- Promotional poster
- Also known as: Zhu Yuanzhang Huanxiang
- 传奇皇帝朱元璋 / 朱元璋还乡
- Genre: Historical drama
- Screenplay by: Zhang Xiaotian
- Directed by: Li Qiankuan; Xiao Guiyun;
- Starring: Chen Baoguo; Xu Fan;
- Opening theme: "Ask Heaven in Jiangnan During the Third Month" (江南三月可问天)
- Ending theme: "Worldly Matters Are Unpredictable" (世事难料) / "The People Have the Final Say" (天下百姓说了算)
- Country of origin: China
- Original language: Mandarin
- No. of episodes: 50

Production
- Executive producers: Liu Dehong; Song Zhenshan;
- Producer: Han Sanping
- Production location: China
- Running time: ≈45 minutes per episode
- Production companies: China Film Group Corporation; China International Television Corporation; China Radio, Film & Television Programs Exchanging Centre; Beijing HualuBaina Film & TV;

Original release
- Network: CCTV
- Release: 22 September 2006

= Chuanqi Huangdi Zhu Yuanzhang =

2006 Chinese television series

Chuanqi Huangdi Zhu Yuanzhang (The Legendary Emperor Zhu Yuanzhang), also known as Zhu Yuanzhang Huanxiang (Zhu Yuanzhang Returns Home), is a Chinese historical television series based on the life of Zhu Yuanzhang (also known as the Hongwu Emperor), the founding emperor of the Ming dynasty. Starring Chen Baoguo as the titular character, the series was first broadcast on CCTV in mainland China in 2006.

== Synopsis ==
In 1382, Zhu Yuanzhang, the Hongwu Emperor, and his wife Empress Ma return to his hometown in Fengyang and visit the Huangjue Temple. He recalls his early life and the events that led to him becoming the emperor.

In his youth, Zhu was a novice monk at the temple. Famine and war forced him to leave and spend the next few years roaming around as a beggar. Seeing the chaos towards the end of the Yuan dynasty as an opportunity, he joined a rebel army led by Guo Zixing. He saved Guo from the bandit Zhao Junyong, and married Guo's foster daughter Ma Xiuying. Later, he proved himself in battle and attracts more followers. At one point, Guo became suspicious of Zhu's growing influence and relieved him of his command, but Zhu responded with restraint and regained Guo's trust. After Guo died, Zhu took charge of the rebel army and further expanded his power by recruiting more capable men to join him.

When the rebel forces of Chen Youliang and Zhang Shicheng were fighting over southern China, Zhu led his forces through Jiangnan to conquer the territories across the Yangtze River. He publicly acknowledged his mistake by erecting a memorial after mistakenly executing the scholar Su Tanmei, and gained the support of notable scholars. Heeding his followers' advice to consolidate power before declaring himself a ruler, Zhu outwardly pledged allegiance to the Red Turban rebel leader Little Ming Prince while continuing to expand his forces and territories.

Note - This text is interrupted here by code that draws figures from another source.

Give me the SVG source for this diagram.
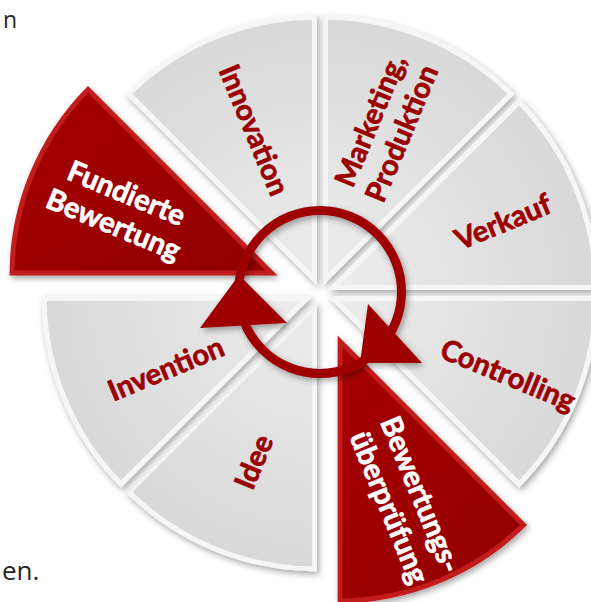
<svg xmlns="http://www.w3.org/2000/svg" width="591" height="602" viewBox="0 0 591 602">
<defs>
<style>
.lbl{font-family:Lato,"Open Sans","Liberation Sans",sans-serif;font-weight:700;font-size:29px;text-anchor:middle;stroke-width:0.7px}
.dark{fill:#9b0000;stroke:#9b0000}
.light{fill:#ffffff;stroke:#ffffff}
.body{font-family:"Open Sans","Liberation Sans",sans-serif;font-size:26px;fill:#262626}
.gbev{fill:#f6f6f6}
.gface{fill:url(#gFace)}
.rbev{fill:#c21a1a}
.rface{fill:url(#rFace)}
.ring{fill:none;stroke:#9e0000;stroke-width:9}
.head{fill:#9e0000}
</style>
<radialGradient id="gFace" gradientUnits="userSpaceOnUse" cx="320" cy="293" r="280"><stop offset="0" stop-color="#eeeeee"/><stop offset="1" stop-color="#d8d8d8"/></radialGradient>
<linearGradient id="rFace" x1="0" y1="0" x2="1" y2="1"><stop offset="0" stop-color="#a60000"/><stop offset="1" stop-color="#920000"/></linearGradient>
<filter id="sh" x="-10%" y="-10%" width="130%" height="130%"><feDropShadow dx="2" dy="3" stdDeviation="3" flood-color="#000" flood-opacity="0.35"/></filter>
</defs>
<rect width="591" height="602" fill="#ffffff"/>
<text class="body" x="3" y="28" style="font-size:23px">n</text>
<text class="body" x="2" y="580">en.</text>

<g id="seg-innovation" filter="url(#sh)">
<path class="gbev" d="M316.94,285.61 L125.31,93.98 A271,271 0 0 1 316.94,14.61 Z"/>
<path class="gface" d="M311.94,273.53 L132.42,94.01 A266,266 0 0 1 311.94,19.66 Z"/>
</g>
<g id="seg-marketing" filter="url(#sh)">
<path class="gbev" d="M323.06,285.61 L323.06,14.61 A271,271 0 0 1 514.69,93.98 Z"/>
<path class="gface" d="M328.06,273.53 L328.06,19.66 A266,266 0 0 1 507.58,94.01 Z"/>
</g>
<g id="seg-verkauf" filter="url(#sh)">
<path class="gbev" d="M327.39,289.94 L519.02,98.31 A271,271 0 0 1 598.39,289.94 Z"/>
<path class="gface" d="M339.47,284.94 L518.99,105.42 A266,266 0 0 1 593.34,284.94 Z"/>
</g>
<g id="seg-controlling" filter="url(#sh)">
<path class="gbev" d="M327.39,296.06 L598.39,296.06 A271,271 0 0 1 519.02,487.69 Z"/>
<path class="gface" d="M339.47,301.06 L593.34,301.06 A266,266 0 0 1 518.99,480.58 Z"/>
</g>
<g id="seg-idee" filter="url(#sh)">
<path class="gbev" d="M316.94,300.39 L316.94,571.39 A271,271 0 0 1 125.31,492.02 Z"/>
<path class="gface" d="M311.94,312.47 L311.94,566.34 A266,266 0 0 1 132.42,491.99 Z"/>
</g>
<g id="seg-invention" filter="url(#sh)">
<path class="gbev" d="M312.61,296.06 L120.98,487.69 A271,271 0 0 1 41.61,296.06 Z"/>
<path class="gface" d="M300.53,301.06 L121.01,480.58 A266,266 0 0 1 46.66,301.06 Z"/>
</g>
<g id="seg-bewertungsueberpruefung" filter="url(#sh)">
<path class="rbev" d="M337.60,335.50 L527.10,525.00 A268,268 0 0 1 337.60,603.50 Z"/>
<path class="rface" d="M342.60,347.58 L519.99,524.97 A263,263 0 0 1 342.60,598.45 Z"/>
</g>
<g id="seg-fundierte" filter="url(#sh)">
<path class="rbev" d="M277.50,275.40 L9.50,275.40 A268,268 0 0 1 88.00,85.90 Z"/>
<path class="rface" d="M265.42,270.40 L14.55,270.40 A263,263 0 0 1 88.03,93.01 Z"/>
</g>

<g id="labels">
<text class="lbl dark" transform="translate(254,130) rotate(67.5)" y="10">Innovation</text>
<text class="lbl dark" transform="translate(386,127) rotate(-67.5)"><tspan x="0" y="-7">Marketing,</tspan><tspan x="0" y="27">Produktion</tspan></text>
<text class="lbl dark" transform="translate(503,222) rotate(-22.5)" y="10">Verkauf</text>
<text class="lbl dark" transform="translate(508,375) rotate(22.5)" y="10">Controlling</text>
<text class="lbl light" transform="translate(405,501) rotate(67.5)"><tspan x="0" y="-7">Bewertungs-</tspan><tspan x="0" y="27">überprüfung</tspan></text>
<text class="lbl dark" transform="translate(254,462) rotate(-67.5)" y="10">Idee</text>
<text class="lbl dark" transform="translate(166,369) rotate(-22.5)" y="10">Invention</text>
<text class="lbl light" transform="translate(120,209) rotate(22.5)"><tspan x="0" y="-7">Fundierte</tspan><tspan x="0" y="27">Bewertung</tspan></text>
</g>

<g id="connectors" filter="url(#sh)">
<circle class="ring" cx="320" cy="292" r="81.5"/>
<polygon class="head" points="239,275 200,328 287,323"/>
<polygon class="head" points="368,304 422,363 360,363"/>
</g>
</svg>
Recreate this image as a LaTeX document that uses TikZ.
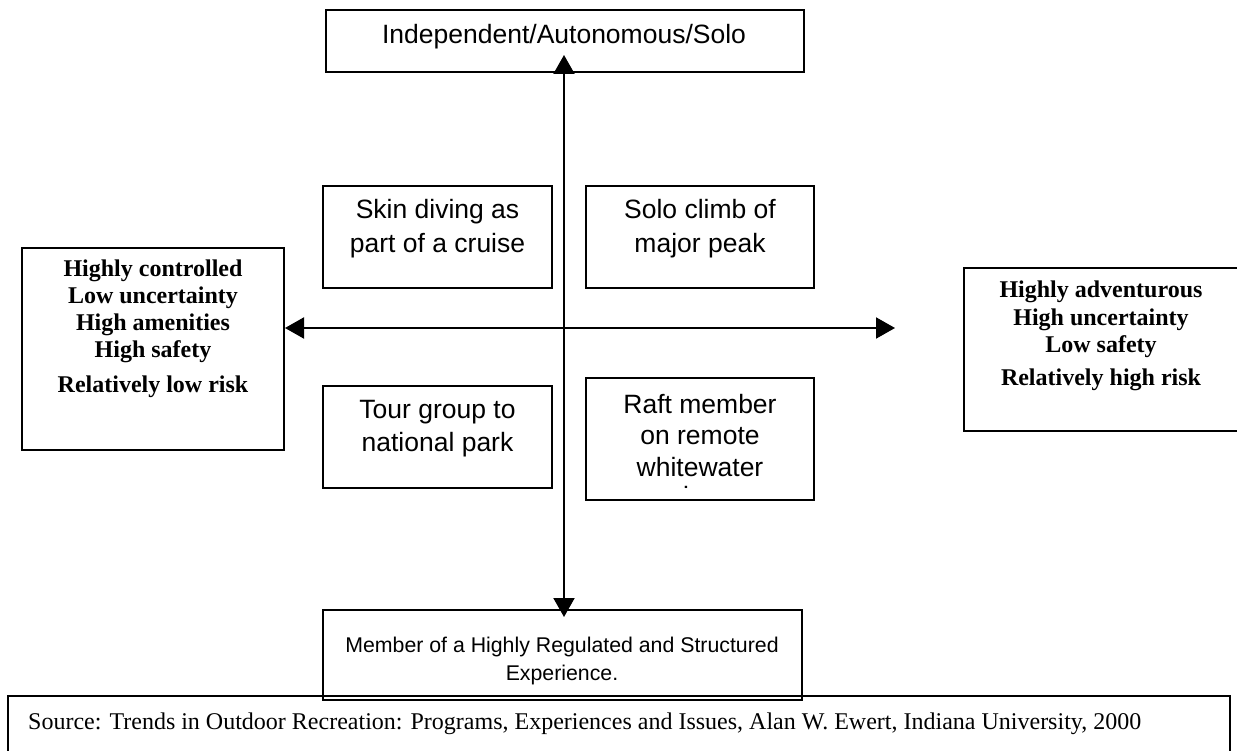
\documentclass[tikz,border=0pt]{standalone}
\usepackage{fontspec}
\setmainfont{Liberation Serif}
\newfontfamily\arialfont{Liberation Sans}
\usetikzlibrary{arrows.meta}
\tikzset{
  frame/.style={draw, line width=2.2pt, inner sep=0pt, rectangle},
  sanstext/.style={inner sep=0pt, align=center},
  boldtext/.style={inner sep=0pt, align=center},
  axisline/.style={line width=2pt,
    {Triangle[length=19pt,width=21pt]}-{Triangle[length=19pt,width=21pt]}},
}
\begin{document}
\begin{tikzpicture}[x=1pt,y=-1pt]
\useasboundingbox (0,0) rectangle (1237,751);

% boxes
\node[frame, minimum width=478pt, minimum height=62pt] (top) at (565,41) {};
\node[frame, minimum width=229pt, minimum height=102pt] (skin) at (437.5,237) {};
\node[frame, minimum width=228pt, minimum height=102pt] (solo) at (700,237) {};
\node[frame, minimum width=229pt, minimum height=102pt] (tour) at (437.5,437) {};
\node[frame, minimum width=228pt, minimum height=122pt] (raft) at (700,439) {};
\node[frame, minimum width=262pt, minimum height=202pt] (left) at (153,349) {};
\node[frame, minimum width=274pt, minimum height=163pt] (right) at (1101,349.5) {};
\node[frame, minimum width=479pt, minimum height=90pt] (bottom) at (562.5,655) {};
\node[frame, minimum width=1222pt, minimum height=56pt] (source) at (619,724) {};

% texts
\node[sanstext, font={\arialfont\fontsize{26.5}{34}\selectfont}] (toptext) at (564,37) {Independent/Autonomous/Solo};
\node[sanstext, font={\arialfont\fontsize{26.5}{34}\selectfont}] (skintext) at (437.5,229) {Skin diving as\\part of a cruise};
\node[sanstext, font={\arialfont\fontsize{26.5}{34}\selectfont}] (solotext) at (700,229) {Solo climb of\\major peak};
\node[sanstext, font={\arialfont\fontsize{26.5}{33}\selectfont}] (tourtext) at (437.5,428.5) {Tour group to\\national park};
\node[sanstext, font={\arialfont\fontsize{26.5}{31.5}\selectfont}] (rafttext) at (700,435.5) {Raft member\\on remote\\whitewater};
\begin{scope}
  \clip (590,481) rectangle (810,488);
  \node[sanstext, anchor=base, font={\arialfont\fontsize{26.5}{31.5}\selectfont}] (raftcut) at (700,505.4) {river};
\end{scope}
\node[boldtext, font={\bfseries\fontsize{24}{27}\selectfont}] (lefttext) at (153,329)
  {Highly controlled\\Low uncertainty\\High amenities\\High safety\\[8pt]Relatively low risk};
\node[boldtext, font={\bfseries\fontsize{24}{27.5}\selectfont}] (righttext) at (1101,336)
  {Highly adventurous\\High uncertainty\\Low safety\\[5.5pt]Relatively high risk};
\node[sanstext, font={\arialfont\fontsize{21.3}{28}\selectfont}] (bottomtext) at (562,661)
  {Member of a Highly Regulated and Structured\\Experience.};
\node[inner sep=0pt, anchor=west, font={\fontsize{24}{28}\selectfont}] (sourcetext) at (28,724)
  {Source: Trends in Outdoor Recreation: Programs, Experiences and Issues, Alan W. Ewert, Indiana University, 2000};

% axes
\coordinate (vtop) at (564,55);
\coordinate (vbot) at (564,617);
\coordinate (hleft) at (285,328);
\coordinate (hright) at (895,328);
\draw[axisline] (vbot) -- (vtop);
\draw[axisline] (hleft) -- (hright);
\end{tikzpicture}
\end{document}
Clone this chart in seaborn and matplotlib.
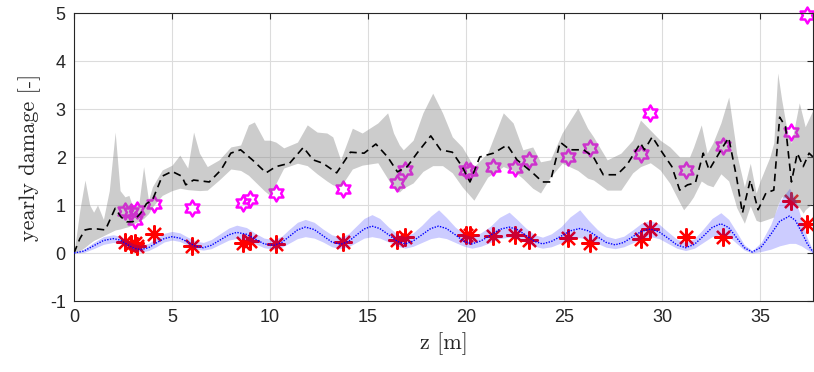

With Liu Bowen's guidance, Zhu eventually defeated Chen Youliang and Zhang Shicheng. He then arranged the death of Little Ming Prince, eliminating the final hurdle to his claim to sovereignty. He then declared himself emperor and established the Ming dynasty in 1368.

In the early part of his reign, Zhu attempted to restore order through strict laws, tax reductions, the revival of the imperial examination system, and harsh punishments for corruption. He also travelled incognito to assess local conditions and presented himself as an emperor concerned with the commoners' welfare. As time passed, Zhu became increasingly autocratic and violent. Although he respects his wife for her virtue and judgment, his attachment to her contributes to further brutality, especially when he ordered the massacre of people who had allegedly insulted her.

In the later part of his rule, Zhu becomes increasingly suspicious of plots to overthrow him. He destroys the memorial he erected, establishes a secret police, and intensifies political and literary persecution. His opponents are accused of treason, arrested and executed along with their supporters. By the end of his reign, Zhu has eliminated most of the men who had helped him become the emperor. Although his purges secured his control over the government, they leave him isolated, fearful and burdened by the weight of maintaining his power.